Schon die Ernennung des 57-jährigen Luis de Guindos zum spanischen Wirtschaftsminister war umstritten. Das gleiche gilt für seine Ambition, Vizepräsident der Europäischen Zentralbank (EZB) zu werden. Kürzlich wurde der 1960 in Madrid geborene Wirtschaftswissenschaftler als Kandidat benannt. Er könnte bald zentral an der Geldpolitik im Euroraum mitwirken. Bisher ist Spanien in europäischen Institutionen schwach vertreten, das sieht de Guindos als Vorteil. Zudem baut der ultrakonservative Christ, Mitglied des fundamentalistisch-katholischen Ordens Opus Dei, auf Unterstützung aus der deutschen Christdemokratie.
Sven Giegold, wirtschaftspolitischer Sprecher der Grünen-Fraktion im Europaparlament, meint dagegen, es sei nicht akzeptabel, dass ein Mitglied der Eurogruppe in die EZB wechsle, die unabhängig sein sollte. Zurücktreten will de Guindos erst, wenn er den Posten erhält. Auch die spanischen Sozialdemokraten sind dagegen. Sie fordern, wie das Europaparlament, eine Frau auf dem Posten.
Erfolge kann der Minister seit seinem Amtsantritt 2011 kaum vorweisen. Er scheiterte auch damit, neuer Eurogruppenchef zu werden. Den Posten bekam der Portugiese Mário Centeno. Der blickt auf mehr Erfolge als de Guindos. So ist die Arbeitslosigkeit in Spanien mit 16,4 Prozent viel höher als in Portugal und im EU-Durchschnitt.

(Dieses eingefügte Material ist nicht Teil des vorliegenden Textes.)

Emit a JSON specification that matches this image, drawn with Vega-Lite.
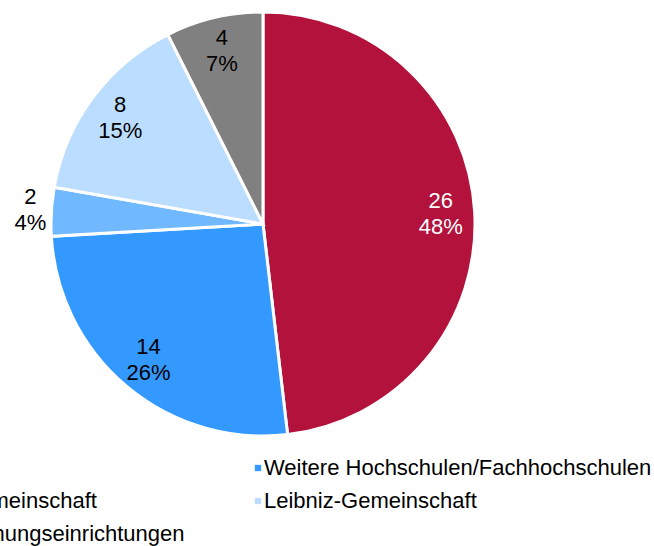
{
  "$schema": "https://vega.github.io/schema/vega-lite/v6.json",
  "width": 424,
  "height": 424,
  "autosize": {"type": "none"},
  "padding": {"left": 51, "top": 12, "right": 179, "bottom": 110},
  "background": "white",
  "config": {"view": {"stroke": null}, "font": "Liberation Sans"},
  "data": {
    "values": [
      {"kategorie": "Universitäten", "anzahl": 26, "anteil": 0.48, "reihenfolge": 1},
      {"kategorie": "Weitere Hochschulen/Fachhochschulen", "anzahl": 14, "anteil": 0.26, "reihenfolge": 2},
      {"kategorie": "Helmholtz-Gemeinschaft", "anzahl": 2, "anteil": 0.04, "reihenfolge": 3},
      {"kategorie": "Leibniz-Gemeinschaft", "anzahl": 8, "anteil": 0.15, "reihenfolge": 4},
      {"kategorie": "Weitere Forschungseinrichtungen", "anzahl": 4, "anteil": 0.07, "reihenfolge": 5}
    ]
  },
  "encoding": {
    "theta": {"field": "anzahl", "type": "quantitative", "stack": true},
    "order": {"field": "reihenfolge", "type": "quantitative"}
  },
  "layer": [
    {
      "mark": {"type": "arc", "outerRadius": 212, "stroke": "white", "strokeWidth": 3},
      "encoding": {
        "color": {
          "field": "kategorie",
          "type": "nominal",
          "scale": {
            "domain": ["Universitäten", "Weitere Hochschulen/Fachhochschulen", "Helmholtz-Gemeinschaft", "Leibniz-Gemeinschaft", "Weitere Forschungseinrichtungen"],
            "range": ["#B3123C", "#3399FF", "#70B8FF", "#BBDDFF", "#808080"]
          },
          "legend": {
            "orient": "none",
            "direction": "horizontal",
            "legendX": -212,
            "legendY": 445,
            "columns": 2,
            "title": null,
            "padding": 0,
            "symbolType": "square",
            "symbolSize": 40,
            "symbolStrokeWidth": 0,
            "labelFontSize": 22,
            "labelFont": "Liberation Sans",
            "labelColor": "black",
            "labelLimit": 600,
            "labelOffset": -5,
            "rowPadding": 11,
            "columnPadding": 62
          }
        }
      }
    },
    {
      "mark": {"type": "text", "fontSize": 22, "font": "Liberation Sans", "dy": -13, "baseline": "middle"},
      "encoding": {
        "radius": {"field": "anzahl", "type": "quantitative", "scale": {"type": "linear", "domain": [2, 4], "range": [233, 178], "clamp": true, "zero": false}},
        "text": {"field": "anzahl", "type": "quantitative"},
        "color": {"condition": {"test": "datum.kategorie === 'Universitäten'", "value": "white"}, "value": "black"}
      }
    },
    {
      "mark": {"type": "text", "fontSize": 22, "font": "Liberation Sans", "dy": 13, "baseline": "middle"},
      "encoding": {
        "radius": {"field": "anzahl", "type": "quantitative", "scale": {"type": "linear", "domain": [2, 4], "range": [233, 178], "clamp": true, "zero": false}},
        "text": {"field": "anteil", "type": "quantitative", "format": ".0%"},
        "color": {"condition": {"test": "datum.kategorie === 'Universitäten'", "value": "white"}, "value": "black"}
      }
    }
  ]
}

Gegen ihn spricht auch, dass er Topmanager der US-Investmentbank Lehman Brothers war als diese 2008 abschmierte, was den Beginn der Finanzkrise markierte. Vor seinem Ministerposten saß er im Verwaltungsrat der Bank Mare Nostrum, die nach seinem Abgang mit Steuergeld gerettet werden musste. Er hatte versichert, dass Bankenrettungen die Bürger nichts kosten würden. Inzwischen bezifferte die spanische Zentralbank die Verluste auf 61 Milliarden Euro.
Ökonomen wie Thomas Piketty oder Peter Bofinger fordern eine öffentliche Debatte über die Besetzung von EZB-Posten. Vier von sechs Posten müssen neu besetzt werden, auch der des Präsidenten. Das dürfe nicht in »Hinterzimmern« ausgemacht werden.